The impact of modern technologies such as artificial intelligence (AI) and machine learning on job security has been a widely discussed topic today. Of course, AI has advanced very quickly in the last few years and evolved to outperform humans in a number of areas. The technology has also proven its ability to do astonishing tasks that humans cannot. Obviously, there are a number of reasons to think that employers will replace humans with AI-enabled machines, which are more economical, leading to the creation of an ever-growing pool of unemployed humans. At the same time, there are opinions that this worry of AI-induced job losses is unfounded. Some say that technological advances are not a new phenomenon. From the steam engine to electricity to the internet, the chain of technological advances has created more jobs than they eliminated, according to them. They argue that AI and machine learning will pave the way for new careers that we cannot think of at present.
AI in regulatory compliance
If we take the case of the BFSI sector, and specifically the regulatory compliance function in it, the AI wave has started working but not in full measure. Having learned a lot from the 2008 financial crisis and burdened by more stringent regulatory requirements, banks are really in need of efficiency and effectiveness improvements. As one of the heavily regulated sectors across the globe, banking cannot easily entrust machine learning with a seriously important task such as compliance. However, pilots and small projects focusing on machine learning-powered solutions, commonly known as RegTech solutions, have been running on bank premises with a view to testing their efficacy. These solutions are primarily applied in the areas of suspicious transaction monitoring and alerting.
Machine learning and compliance job
Before discussing if machine learning will impact jobs in the compliance area, we will need to understand the actual tasks of compliance professional. Most banks have a rule-based compliance management system that produces alerts based on set transaction thresholds. The compliance staff at a bank reviews these alerts for possible anomalies and trends. They also look for emerging suspicious financial crime patterns and the possibility to reduce false alerts. The compliance personnel also make incremental adjustments, in tune with their company’s risk tolerance, in order to improve the efficiency of system alerts. This task requires a lot of experience and expertise. Rule-based systems typically follow a unidimensional approach where they produce alerts based on transactional value and more than 90% of alerts generated are false.

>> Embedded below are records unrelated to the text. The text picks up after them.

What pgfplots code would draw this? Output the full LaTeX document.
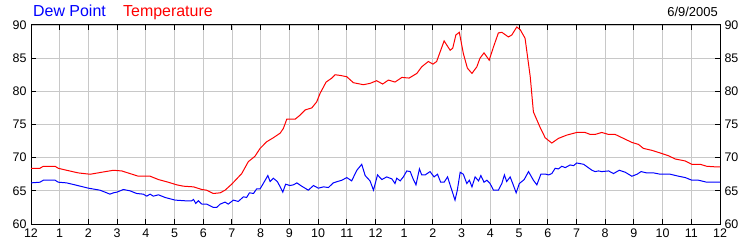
\documentclass[border=0pt]{standalone}
\usepackage{fontspec}
\setmainfont{Liberation Sans}
\usepackage{pgfplots}
\usepackage{pgfplotstable}
\pgfplotsset{compat=1.18}
\pgfplotstableread{
x y
0 68.4
0.31 68.4
0.43 68.7
0.84 68.7
0.95 68.4
1.24 68.1
1.65 67.7
2.06 67.5
2.46 67.8
2.87 68.1
3.16 68.0
3.45 67.6
3.74 67.2
4.15 67.2
4.44 66.7
4.78 66.3
5.08 65.9
5.31 65.7
5.66 65.6
5.95 65.2
6.12 65.1
6.35 64.6
6.59 64.7
6.76 65.1
6.99 66.0
7.34 67.6
7.57 69.4
7.80 70.2
7.98 71.4
8.21 72.4
8.44 73.0
8.68 73.7
8.79 74.4
8.91 75.8
9.20 75.8
9.37 76.4
9.55 77.2
9.78 77.5
9.95 78.4
10.07 79.7
10.28 81.4
10.48 82.0
10.59 82.5
10.77 82.4
11.00 82.2
11.23 81.3
11.58 81.0
11.81 81.2
12.04 81.6
12.25 81.1
12.45 81.7
12.68 81.4
12.92 82.1
13.17 82.0
13.44 82.7
13.61 83.7
13.84 84.5
14.00 84.1
14.13 84.5
14.39 87.6
14.60 86.2
14.69 86.5
14.80 88.5
14.92 88.9
15.06 85.7
15.20 83.5
15.36 82.7
15.53 83.7
15.64 85.0
15.78 85.8
15.96 84.7
16.11 86.7
16.28 88.8
16.40 88.9
16.63 88.2
16.75 88.5
16.92 89.7
17.04 89.3
17.21 88.0
17.39 82.2
17.50 76.9
17.73 74.6
17.91 73.0
18.14 72.2
18.37 72.9
18.66 73.4
19.01 73.8
19.30 73.8
19.48 73.5
19.65 73.5
19.88 73.8
20.12 73.5
20.35 73.5
20.64 72.9
20.93 72.3
21.16 72.0
21.33 71.4
21.63 71.1
21.92 70.7
22.20 70.3
22.44 69.8
22.79 69.5
23.02 69.0
23.31 69.0
23.54 68.7
23.89 68.6
24 68.6
}\temptable
\pgfplotstableread{
x y
0 66.2
0.31 66.3
0.43 66.6
0.84 66.6
0.95 66.3
1.24 66.2
1.53 65.9
2.0 65.4
2.4 65.1
2.58 64.8
2.75 64.5
2.87 64.7
2.99 64.8
3.22 65.2
3.45 65.0
3.68 64.6
3.91 64.5
4.03 64.2
4.15 64.5
4.26 64.2
4.44 64.4
4.67 64.0
5.02 63.6
5.37 63.5
5.60 63.5
5.66 63.7
5.74 63.1
5.83 63.5
5.95 63.0
6.12 63.0
6.35 62.5
6.47 62.5
6.59 63.0
6.76 63.3
6.87 63.0
7.05 63.6
7.22 63.4
7.40 64.1
7.51 64.0
7.61 64.7
7.75 64.6
7.86 65.3
7.98 65.3
8.09 66.1
8.25 67.3
8.33 66.4
8.44 66.9
8.58 66.4
8.68 65.6
8.77 64.8
8.87 66.0
9.02 65.8
9.14 65.9
9.26 66.2
9.43 65.7
9.66 65.1
9.84 65.8
10.01 65.4
10.19 65.6
10.36 65.5
10.53 66.2
10.67 66.4
10.83 66.6
11.00 67.0
11.17 66.5
11.35 68.1
11.52 69.0
11.64 67.3
11.81 66.5
11.93 65.1
12.07 67.4
12.22 66.7
12.39 67.1
12.57 66.8
12.68 66.1
12.74 66.9
12.86 66.5
12.97 67.1
13.09 68.0
13.21 67.9
13.30 66.9
13.41 65.9
13.53 68.3
13.61 67.4
13.73 67.4
13.90 67.9
14.04 67.1
14.16 67.5
14.27 66.3
14.39 66.3
14.51 67.1
14.62 65.6
14.77 63.6
14.85 65.1
14.95 67.8
15.06 67.5
15.18 66.1
15.27 66.6
15.36 65.6
15.47 67.1
15.59 66.5
15.67 67.3
15.78 66.3
15.88 66.6
15.99 66.1
16.11 65.1
16.28 65.1
16.40 66.1
16.49 67.4
16.57 66.4
16.69 67.1
16.78 66.1
16.90 64.7
17.01 66.1
17.18 66.7
17.33 67.9
17.50 66.6
17.62 65.9
17.76 67.5
17.94 67.5
18.03 67.4
18.14 67.6
18.26 68.4
18.37 68.3
18.49 68.7
18.61 68.5
18.78 68.9
18.90 68.8
19.01 69.2
19.25 69.0
19.54 68.1
19.65 67.9
19.77 68.0
19.88 67.9
20.12 68.0
20.29 67.6
20.49 68.1
20.70 67.8
20.93 67.2
21.11 67.5
21.25 67.9
21.45 67.7
21.69 67.7
21.92 67.5
22.27 67.5
22.56 67.2
22.79 67.0
23.02 66.6
23.25 66.6
23.54 66.3
23.89 66.3
24 66.3
}\dewtable
\begin{document}
\begin{tikzpicture}
\begin{axis}[
  at={(0,0)}, anchor=south west,
  scale only axis, width=689bp, height=199bp,
  xmin=0, xmax=24, ymin=60, ymax=90,
  xtick={0,...,24},
  xticklabels={12,1,2,3,4,5,6,7,8,9,10,11,12,1,2,3,4,5,6,7,8,9,10,11,12},
  ytick={60,65,...,90},
  grid=major,
  major grid style={draw={rgb,255:red,200;green,200;blue,200}, line width=0.9bp},
  axis line style={black, line width=1bp},
  major tick length=5bp,
  tick style={black, line width=1bp},
  tick align=inside,
  tick label style={font=\fontsize{12.5}{14}\selectfont, text=black},
  /pgf/number format/assume math mode=true,
  xticklabel style={yshift=-1bp},
  yticklabel style={xshift=-1bp},
]
\addplot[red, line width=1bp, no markers] table[x=x,y=y] {\temptable};
\addplot[blue, line width=1bp, no markers] table[x=x,y=y] {\dewtable};
\end{axis}
\begin{axis}[
  at={(0,0)}, anchor=south west,
  scale only axis, width=689bp, height=199bp,
  xmin=0, xmax=24, ymin=60, ymax=90,
  hide x axis,
  axis y line*=right,
  axis line style={draw=none},
  ytick={60,65,...,90},
  major tick length=0pt,
  tick style={draw=none},
  tick label style={font=\fontsize{12.5}{14}\selectfont, text=black},
  /pgf/number format/assume math mode=true,
  yticklabel style={xshift=1bp},
]
\end{axis}
\node[anchor=base west, inner sep=0pt, text=blue, font=\fontsize{16}{18}\selectfont] at (2bp,207bp) {Dew Point};
\node[anchor=base west, inner sep=0pt, text=red, font=\fontsize{16}{18}\selectfont] at (92bp,207bp) {Temperature};
\node[anchor=base east, inner sep=0pt, text=black, font=\fontsize{13}{14}\selectfont] at (687bp,207bp) {6/9/2005};
\pgfresetboundingbox
\path[use as bounding box] (-31bp,-26bp) rectangle (719bp,224bp);
\end{tikzpicture}
\end{document}
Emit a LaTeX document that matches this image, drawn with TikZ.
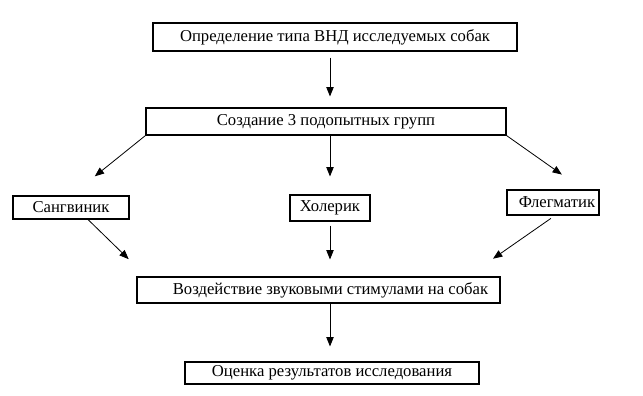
\documentclass[tikz,border=0pt]{standalone}
\usepackage{fontspec}
\setmainfont{Liberation Serif}
\usetikzlibrary{arrows.meta,calc}

\tikzset{
    blok/.style={draw=black, line width=0.8pt, inner sep=0pt, font=\fontsize{12.5}{14}\selectfont},
    strelka/.style={-{Triangle[length=7pt,width=5.5pt]}, line width=0.6pt},
}

\begin{document}
\begin{tikzpicture}[x=0.75pt, y=-0.75pt]
                \path[use as bounding box] (0,0) rectangle (643,396);
                \node[blok, minimum width=273pt, minimum height=21pt] (tip) at (335,37) {Определение типа ВНД исследуемых собак};
                \node[blok, minimum width=270pt, minimum height=20.25pt] (grup) at (326,121.5) {Создание 3 подопытных групп};
                \node[blok, minimum width=87pt, minimum height=17.25pt] (sang) at (71,207.5) {Сангвиник};
                \node[blok, minimum width=60pt, minimum height=19.5pt] (hol) at (330,208) {Холерик};
                \node[blok, minimum width=69pt, minimum height=18.75pt] (fleg) at (553,202.5) {\hspace*{6pt}Флегматик};
                \node[blok, minimum width=272.25pt, minimum height=19.5pt] (vozd) at (318.5,290) {\hspace*{18pt}Воздействие звуковыми стимулами на собак};
                \node[blok, minimum width=220.5pt, minimum height=16.5pt] (ocen) at (332,373) {Оценка результатов исследования};
                \draw[strelka, shorten <=4.5pt, shorten >=8.25pt] (tip.south -| hol) -- (grup.north -| hol);
                \draw[strelka, shorten >=22.9pt] (grup.south west) -- (sang.north);
                \draw[strelka, shorten >=13.5pt] (grup.south -| hol) -- (hol.north);
                \draw[strelka, shorten >=19.4pt] (grup.south east) -- ([xshift=22.5pt]fleg.north);
                \draw[strelka, shorten >=18.6pt] ([xshift=12.75pt]sang.south) -- ([xshift=7.5pt]vozd.north west);
                \draw[strelka, shorten <=3pt, shorten >=12.75pt] (hol.south) -- (vozd.north -| hol);
                \draw[strelka, shorten <=3.75pt, shorten >=23.3pt] ([xshift=1.5pt]fleg.south) -- ([xshift=-24.75pt]vozd.north east);
                \draw[strelka, shorten >=11.25pt] (vozd.south -| hol) -- (ocen.north -| hol);
            \end{tikzpicture}
\end{document}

The sole reliance on internal expertise is also risky as there are chances to miss less frequent and emerging typologies. In addition, updating of rules to reduce false positives is often a slow process as it has to be done manually, while banks are currently not in a position to afford that.
The promise of machine learning to the compliance function is significant efficiency and effectiveness improvements in terms of holistic risk coverage, reduced false alerts and better detection of suspicious activities. Given the glaring inefficiencies, even a marginal improvement with machine learning will help banks save huge amounts of money. Financial institutions can train supervised machine learning algorithms on prior alerts to update or fine-tune rules and reduce false alerts. Supervised algorithms can compare current rules with previous investigation results to make changes in the rules, and this is a continuous automated process running the background. The use of unsupervised machine learning algorithms can effectively help identify new typologies without the help of rules. Some solutions as the Tookitaki Anti-Money Laundering Suite offers semi-supervised machine learning, which combines the best of both supervised and unsupervised algorithms.
The use of machine learning has proven to increase efficiency and effectiveness at many banks. For example, Tookitaki’s 6-month long pilot project involving its machine learning-powered solution at United Overseas Bank saw a 60% and 50% decline in false positives for individual and corporate names, respectively, for name screening alerts. In addition, transaction monitoring saw a 5% increase in true positives and a 40% drop in false positives.
Compliance Jobs at Risk? Not at the Moment
As of now, full automation of compliance tasks at banks with the help of machine learning is not done. Machine learning-enabled RegTech solutions have the capability to eliminate low-level, repeatable, manual processes but we are not sure if banks have dedicated posts for these processes. Machine learning solutions are not fully replacing all human involvement in compliance processes at present rather they assist compliance professionals to be more productive and quicken decision making. Full automation of compliance tasks is still a distant dream as machine learning solutions are still not mature. They need to undergo further testing, research and refinement to attain their full capabilities. Therefore, AI cannot be the compliance decision-makers at financial institutions at least as of now.
However, compliance professionals need to equip themselves and adapt to the change in order to stay relevant. Future compliance officers should be good at both the technology and business sides of the compliance job. They should have a proper understanding of how a machine learning solution works. Also, they should be able to explain to authorities the reason for the system alerts and how the solution reached into a conclusion with regard to a particular suspicious case.